══ Supplied information ══
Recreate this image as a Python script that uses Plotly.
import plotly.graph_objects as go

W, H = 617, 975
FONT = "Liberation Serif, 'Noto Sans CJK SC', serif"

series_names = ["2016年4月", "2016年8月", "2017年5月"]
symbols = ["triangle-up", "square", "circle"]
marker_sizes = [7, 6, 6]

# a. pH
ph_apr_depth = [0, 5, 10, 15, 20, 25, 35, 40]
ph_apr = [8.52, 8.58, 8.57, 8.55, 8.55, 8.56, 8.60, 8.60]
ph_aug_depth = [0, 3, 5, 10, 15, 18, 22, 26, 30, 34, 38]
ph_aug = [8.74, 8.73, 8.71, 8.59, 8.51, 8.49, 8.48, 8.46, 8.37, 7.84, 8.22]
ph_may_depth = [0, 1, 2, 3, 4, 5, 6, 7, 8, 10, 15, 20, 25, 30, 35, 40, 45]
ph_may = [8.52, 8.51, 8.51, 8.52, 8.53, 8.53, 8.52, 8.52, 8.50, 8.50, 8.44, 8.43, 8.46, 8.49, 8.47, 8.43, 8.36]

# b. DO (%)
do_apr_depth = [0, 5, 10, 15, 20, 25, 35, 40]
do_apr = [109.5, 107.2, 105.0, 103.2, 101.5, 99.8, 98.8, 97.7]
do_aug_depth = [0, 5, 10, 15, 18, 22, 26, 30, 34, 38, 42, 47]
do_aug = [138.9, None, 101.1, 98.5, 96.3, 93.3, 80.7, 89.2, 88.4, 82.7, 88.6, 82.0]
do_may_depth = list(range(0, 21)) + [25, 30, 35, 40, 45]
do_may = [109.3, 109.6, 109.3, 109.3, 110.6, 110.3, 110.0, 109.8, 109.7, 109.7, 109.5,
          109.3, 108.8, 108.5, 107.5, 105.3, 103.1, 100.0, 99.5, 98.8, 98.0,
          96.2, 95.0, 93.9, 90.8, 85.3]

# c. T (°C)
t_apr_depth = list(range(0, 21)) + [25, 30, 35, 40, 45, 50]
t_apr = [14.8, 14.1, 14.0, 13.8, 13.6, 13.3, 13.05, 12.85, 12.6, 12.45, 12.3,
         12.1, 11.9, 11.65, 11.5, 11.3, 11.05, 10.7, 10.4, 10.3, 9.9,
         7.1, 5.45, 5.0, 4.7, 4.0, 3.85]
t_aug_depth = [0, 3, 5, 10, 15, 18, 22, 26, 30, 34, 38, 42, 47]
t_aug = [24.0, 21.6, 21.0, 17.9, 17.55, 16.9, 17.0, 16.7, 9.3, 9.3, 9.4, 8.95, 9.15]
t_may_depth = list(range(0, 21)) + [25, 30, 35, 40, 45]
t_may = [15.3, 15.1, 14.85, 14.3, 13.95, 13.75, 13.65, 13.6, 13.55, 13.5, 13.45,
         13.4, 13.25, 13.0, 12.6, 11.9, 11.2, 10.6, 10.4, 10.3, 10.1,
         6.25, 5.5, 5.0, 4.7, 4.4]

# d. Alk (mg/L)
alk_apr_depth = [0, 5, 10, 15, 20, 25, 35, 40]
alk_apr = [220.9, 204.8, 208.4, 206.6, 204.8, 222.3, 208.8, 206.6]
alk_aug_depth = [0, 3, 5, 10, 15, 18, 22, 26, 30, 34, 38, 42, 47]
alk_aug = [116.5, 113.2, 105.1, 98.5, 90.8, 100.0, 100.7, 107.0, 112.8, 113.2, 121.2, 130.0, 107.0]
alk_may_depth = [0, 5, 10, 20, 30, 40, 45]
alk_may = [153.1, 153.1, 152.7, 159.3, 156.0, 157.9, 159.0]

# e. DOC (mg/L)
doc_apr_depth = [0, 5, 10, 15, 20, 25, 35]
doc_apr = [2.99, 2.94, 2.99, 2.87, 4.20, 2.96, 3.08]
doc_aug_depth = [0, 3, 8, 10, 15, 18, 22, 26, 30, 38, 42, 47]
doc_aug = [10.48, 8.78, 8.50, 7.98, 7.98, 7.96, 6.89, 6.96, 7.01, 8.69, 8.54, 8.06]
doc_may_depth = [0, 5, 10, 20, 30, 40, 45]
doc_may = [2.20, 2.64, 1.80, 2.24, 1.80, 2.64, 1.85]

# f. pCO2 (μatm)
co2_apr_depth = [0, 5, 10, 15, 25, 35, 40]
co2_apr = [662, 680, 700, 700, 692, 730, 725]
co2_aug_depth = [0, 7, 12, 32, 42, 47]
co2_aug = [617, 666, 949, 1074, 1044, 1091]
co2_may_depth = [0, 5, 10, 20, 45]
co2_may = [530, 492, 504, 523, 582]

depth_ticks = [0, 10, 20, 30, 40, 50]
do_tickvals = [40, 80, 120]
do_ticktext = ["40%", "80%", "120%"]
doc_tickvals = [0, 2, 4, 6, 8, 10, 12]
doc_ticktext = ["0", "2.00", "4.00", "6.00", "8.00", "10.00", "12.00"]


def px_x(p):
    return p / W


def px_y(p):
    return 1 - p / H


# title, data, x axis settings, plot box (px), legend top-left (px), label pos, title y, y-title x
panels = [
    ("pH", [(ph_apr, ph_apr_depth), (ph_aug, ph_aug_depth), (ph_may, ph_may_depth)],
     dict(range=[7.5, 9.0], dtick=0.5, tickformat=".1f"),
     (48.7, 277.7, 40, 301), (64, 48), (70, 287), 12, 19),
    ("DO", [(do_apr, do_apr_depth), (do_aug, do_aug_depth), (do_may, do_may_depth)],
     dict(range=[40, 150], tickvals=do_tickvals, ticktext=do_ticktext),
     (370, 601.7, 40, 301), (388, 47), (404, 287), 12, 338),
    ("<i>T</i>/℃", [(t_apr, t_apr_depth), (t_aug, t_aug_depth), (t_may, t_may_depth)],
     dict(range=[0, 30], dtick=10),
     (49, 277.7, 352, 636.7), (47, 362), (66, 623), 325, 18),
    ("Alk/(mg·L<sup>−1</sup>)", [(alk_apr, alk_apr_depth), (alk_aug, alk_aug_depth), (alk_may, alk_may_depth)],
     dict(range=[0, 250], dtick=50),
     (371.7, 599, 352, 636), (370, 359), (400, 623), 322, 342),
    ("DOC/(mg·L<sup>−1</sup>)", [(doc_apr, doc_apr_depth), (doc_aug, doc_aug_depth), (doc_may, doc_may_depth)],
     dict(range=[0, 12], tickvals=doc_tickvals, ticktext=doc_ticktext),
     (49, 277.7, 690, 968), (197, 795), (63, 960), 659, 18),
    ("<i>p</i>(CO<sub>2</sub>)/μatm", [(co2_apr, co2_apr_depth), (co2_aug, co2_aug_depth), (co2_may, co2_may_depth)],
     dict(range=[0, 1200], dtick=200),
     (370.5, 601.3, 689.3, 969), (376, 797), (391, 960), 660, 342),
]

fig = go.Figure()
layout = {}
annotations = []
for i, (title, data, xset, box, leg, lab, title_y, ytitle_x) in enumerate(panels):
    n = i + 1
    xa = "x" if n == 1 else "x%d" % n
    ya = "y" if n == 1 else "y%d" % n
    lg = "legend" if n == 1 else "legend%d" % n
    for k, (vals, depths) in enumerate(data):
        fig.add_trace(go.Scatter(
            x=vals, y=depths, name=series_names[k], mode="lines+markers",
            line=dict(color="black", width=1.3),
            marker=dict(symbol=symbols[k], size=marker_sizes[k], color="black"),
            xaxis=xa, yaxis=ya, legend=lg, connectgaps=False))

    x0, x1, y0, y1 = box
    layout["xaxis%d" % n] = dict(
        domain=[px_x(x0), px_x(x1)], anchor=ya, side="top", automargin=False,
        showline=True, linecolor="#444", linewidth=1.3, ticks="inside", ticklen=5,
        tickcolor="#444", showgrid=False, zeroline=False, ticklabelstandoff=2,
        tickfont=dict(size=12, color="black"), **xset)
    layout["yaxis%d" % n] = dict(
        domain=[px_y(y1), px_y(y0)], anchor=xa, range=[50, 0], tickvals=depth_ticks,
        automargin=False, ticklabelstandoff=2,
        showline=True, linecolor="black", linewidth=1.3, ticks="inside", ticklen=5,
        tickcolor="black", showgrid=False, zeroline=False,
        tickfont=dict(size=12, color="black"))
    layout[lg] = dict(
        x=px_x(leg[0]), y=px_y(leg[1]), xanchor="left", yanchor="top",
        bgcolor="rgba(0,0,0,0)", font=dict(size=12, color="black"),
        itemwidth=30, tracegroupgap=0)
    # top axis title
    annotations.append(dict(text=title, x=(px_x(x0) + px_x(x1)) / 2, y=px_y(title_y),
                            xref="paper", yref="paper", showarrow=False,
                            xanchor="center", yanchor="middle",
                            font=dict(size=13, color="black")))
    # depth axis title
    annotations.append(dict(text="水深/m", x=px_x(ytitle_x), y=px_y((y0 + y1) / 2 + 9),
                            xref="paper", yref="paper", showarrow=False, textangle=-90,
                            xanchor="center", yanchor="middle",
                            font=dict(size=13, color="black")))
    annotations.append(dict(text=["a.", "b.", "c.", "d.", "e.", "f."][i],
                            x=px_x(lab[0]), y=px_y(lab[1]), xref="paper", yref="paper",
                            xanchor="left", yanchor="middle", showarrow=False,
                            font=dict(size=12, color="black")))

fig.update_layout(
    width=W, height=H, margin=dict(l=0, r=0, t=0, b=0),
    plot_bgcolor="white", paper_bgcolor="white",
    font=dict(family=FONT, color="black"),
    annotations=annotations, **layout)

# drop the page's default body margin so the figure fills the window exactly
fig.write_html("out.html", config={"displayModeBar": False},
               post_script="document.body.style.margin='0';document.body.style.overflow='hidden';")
═══
══ Supplied information ══
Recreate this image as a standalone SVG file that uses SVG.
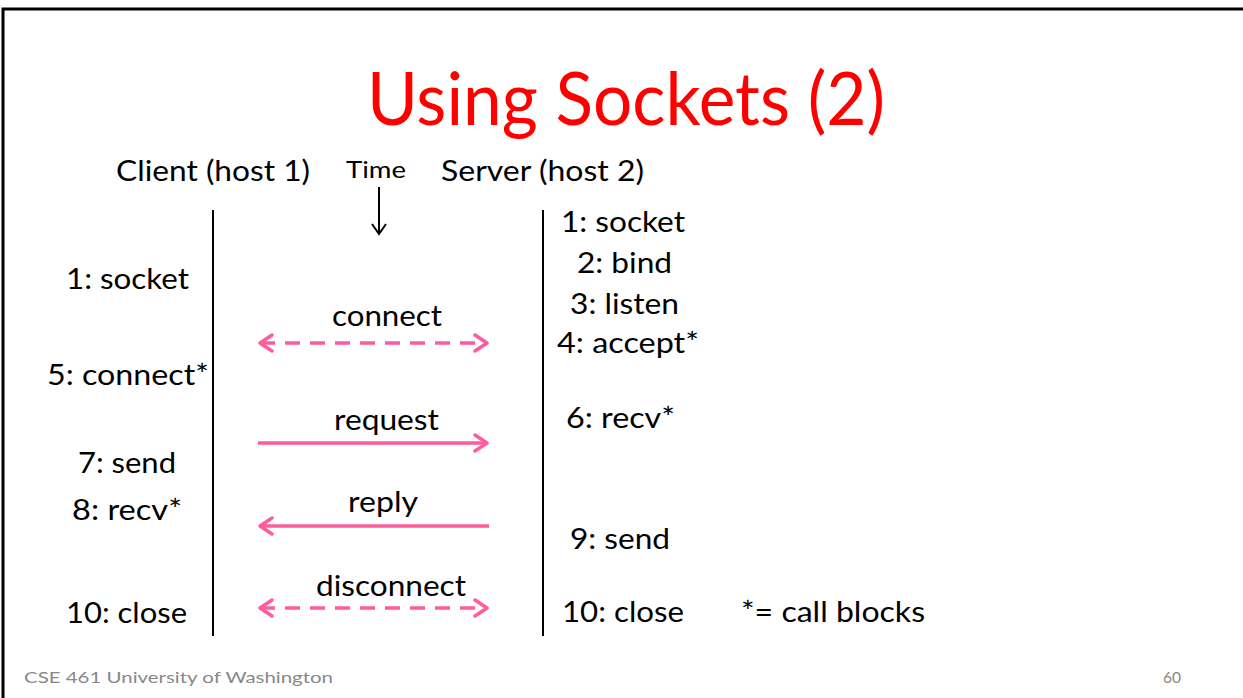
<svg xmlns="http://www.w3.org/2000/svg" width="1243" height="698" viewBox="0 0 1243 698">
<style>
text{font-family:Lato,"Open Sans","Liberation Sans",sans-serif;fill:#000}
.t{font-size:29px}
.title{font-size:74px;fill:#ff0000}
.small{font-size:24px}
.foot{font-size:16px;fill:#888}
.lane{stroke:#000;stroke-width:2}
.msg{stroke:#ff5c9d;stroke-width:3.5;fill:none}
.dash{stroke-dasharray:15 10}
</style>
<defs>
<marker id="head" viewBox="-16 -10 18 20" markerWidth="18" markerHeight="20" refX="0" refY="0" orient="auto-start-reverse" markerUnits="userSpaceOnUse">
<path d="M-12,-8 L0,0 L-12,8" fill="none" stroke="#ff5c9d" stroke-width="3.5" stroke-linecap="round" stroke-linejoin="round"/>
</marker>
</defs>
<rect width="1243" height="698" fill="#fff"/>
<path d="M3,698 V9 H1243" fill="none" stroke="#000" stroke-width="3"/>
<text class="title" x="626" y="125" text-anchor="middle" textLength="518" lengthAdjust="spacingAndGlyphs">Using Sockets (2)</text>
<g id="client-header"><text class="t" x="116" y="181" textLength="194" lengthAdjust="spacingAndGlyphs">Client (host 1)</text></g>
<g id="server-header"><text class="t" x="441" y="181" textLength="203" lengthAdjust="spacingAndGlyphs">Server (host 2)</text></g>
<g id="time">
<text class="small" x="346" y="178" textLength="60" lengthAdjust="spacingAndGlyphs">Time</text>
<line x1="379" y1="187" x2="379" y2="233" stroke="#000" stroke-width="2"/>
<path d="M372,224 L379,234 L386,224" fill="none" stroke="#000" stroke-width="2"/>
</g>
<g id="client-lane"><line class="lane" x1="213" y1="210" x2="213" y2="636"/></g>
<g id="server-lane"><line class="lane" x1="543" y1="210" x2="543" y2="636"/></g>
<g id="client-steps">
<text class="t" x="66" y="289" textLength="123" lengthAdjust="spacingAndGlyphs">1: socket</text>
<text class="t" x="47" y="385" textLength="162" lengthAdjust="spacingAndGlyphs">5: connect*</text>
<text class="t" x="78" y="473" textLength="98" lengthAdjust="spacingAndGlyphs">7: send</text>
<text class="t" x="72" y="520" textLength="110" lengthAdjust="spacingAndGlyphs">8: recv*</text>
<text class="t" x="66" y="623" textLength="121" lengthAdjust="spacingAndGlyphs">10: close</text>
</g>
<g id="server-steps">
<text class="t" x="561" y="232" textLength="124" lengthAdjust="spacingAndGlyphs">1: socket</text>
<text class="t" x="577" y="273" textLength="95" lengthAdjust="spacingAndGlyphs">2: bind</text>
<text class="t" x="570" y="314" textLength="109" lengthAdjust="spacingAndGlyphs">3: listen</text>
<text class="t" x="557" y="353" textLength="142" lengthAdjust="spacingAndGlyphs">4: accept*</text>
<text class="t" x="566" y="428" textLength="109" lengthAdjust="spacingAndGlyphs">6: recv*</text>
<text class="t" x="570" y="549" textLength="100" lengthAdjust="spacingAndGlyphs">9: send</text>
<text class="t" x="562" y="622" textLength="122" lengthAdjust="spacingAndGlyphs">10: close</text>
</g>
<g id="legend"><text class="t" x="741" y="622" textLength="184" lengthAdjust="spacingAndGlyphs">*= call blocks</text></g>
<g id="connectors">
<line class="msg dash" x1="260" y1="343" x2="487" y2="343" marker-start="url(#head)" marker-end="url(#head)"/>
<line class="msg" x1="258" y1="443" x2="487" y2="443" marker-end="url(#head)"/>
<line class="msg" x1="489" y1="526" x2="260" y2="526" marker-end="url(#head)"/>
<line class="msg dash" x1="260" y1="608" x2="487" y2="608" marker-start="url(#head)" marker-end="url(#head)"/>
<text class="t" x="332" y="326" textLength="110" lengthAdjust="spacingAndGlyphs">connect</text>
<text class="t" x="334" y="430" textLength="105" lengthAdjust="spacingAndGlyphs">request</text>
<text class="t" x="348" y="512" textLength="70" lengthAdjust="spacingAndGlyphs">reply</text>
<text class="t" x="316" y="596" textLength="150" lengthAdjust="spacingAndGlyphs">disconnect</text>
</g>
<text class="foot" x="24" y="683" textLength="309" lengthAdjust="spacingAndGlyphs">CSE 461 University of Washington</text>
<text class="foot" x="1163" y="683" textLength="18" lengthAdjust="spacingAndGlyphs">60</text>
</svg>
═══
Work required.
Repeat the span of lines that opens with the line holding "Recreate this image as a Python" and closes with the line holding "6.25, 5.5, 5.0, 4.7, 4.4]", exactly as it stands.

Result.
Recreate this image as a Python script that uses Plotly.
import plotly.graph_objects as go

W, H = 617, 975
FONT = "Liberation Serif, 'Noto Sans CJK SC', serif"

series_names = ["2016年4月", "2016年8月", "2017年5月"]
symbols = ["triangle-up", "square", "circle"]
marker_sizes = [7, 6, 6]

# a. pH
ph_apr_depth = [0, 5, 10, 15, 20, 25, 35, 40]
ph_apr = [8.52, 8.58, 8.57, 8.55, 8.55, 8.56, 8.60, 8.60]
ph_aug_depth = [0, 3, 5, 10, 15, 18, 22, 26, 30, 34, 38]
ph_aug = [8.74, 8.73, 8.71, 8.59, 8.51, 8.49, 8.48, 8.46, 8.37, 7.84, 8.22]
ph_may_depth = [0, 1, 2, 3, 4, 5, 6, 7, 8, 10, 15, 20, 25, 30, 35, 40, 45]
ph_may = [8.52, 8.51, 8.51, 8.52, 8.53, 8.53, 8.52, 8.52, 8.50, 8.50, 8.44, 8.43, 8.46, 8.49, 8.47, 8.43, 8.36]

# b. DO (%)
do_apr_depth = [0, 5, 10, 15, 20, 25, 35, 40]
do_apr = [109.5, 107.2, 105.0, 103.2, 101.5, 99.8, 98.8, 97.7]
do_aug_depth = [0, 5, 10, 15, 18, 22, 26, 30, 34, 38, 42, 47]
do_aug = [138.9, None, 101.1, 98.5, 96.3, 93.3, 80.7, 89.2, 88.4, 82.7, 88.6, 82.0]
do_may_depth = list(range(0, 21)) + [25, 30, 35, 40, 45]
do_may = [109.3, 109.6, 109.3, 109.3, 110.6, 110.3, 110.0, 109.8, 109.7, 109.7, 109.5,
          109.3, 108.8, 108.5, 107.5, 105.3, 103.1, 100.0, 99.5, 98.8, 98.0,
          96.2, 95.0, 93.9, 90.8, 85.3]

# c. T (°C)
t_apr_depth = list(range(0, 21)) + [25, 30, 35, 40, 45, 50]
t_apr = [14.8, 14.1, 14.0, 13.8, 13.6, 13.3, 13.05, 12.85, 12.6, 12.45, 12.3,
         12.1, 11.9, 11.65, 11.5, 11.3, 11.05, 10.7, 10.4, 10.3, 9.9,
         7.1, 5.45, 5.0, 4.7, 4.0, 3.85]
t_aug_depth = [0, 3, 5, 10, 15, 18, 22, 26, 30, 34, 38, 42, 47]
t_aug = [24.0, 21.6, 21.0, 17.9, 17.55, 16.9, 17.0, 16.7, 9.3, 9.3, 9.4, 8.95, 9.15]
t_may_depth = list(range(0, 21)) + [25, 30, 35, 40, 45]
t_may = [15.3, 15.1, 14.85, 14.3, 13.95, 13.75, 13.65, 13.6, 13.55, 13.5, 13.45,
         13.4, 13.25, 13.0, 12.6, 11.9, 11.2, 10.6, 10.4, 10.3, 10.1,
         6.25, 5.5, 5.0, 4.7, 4.4]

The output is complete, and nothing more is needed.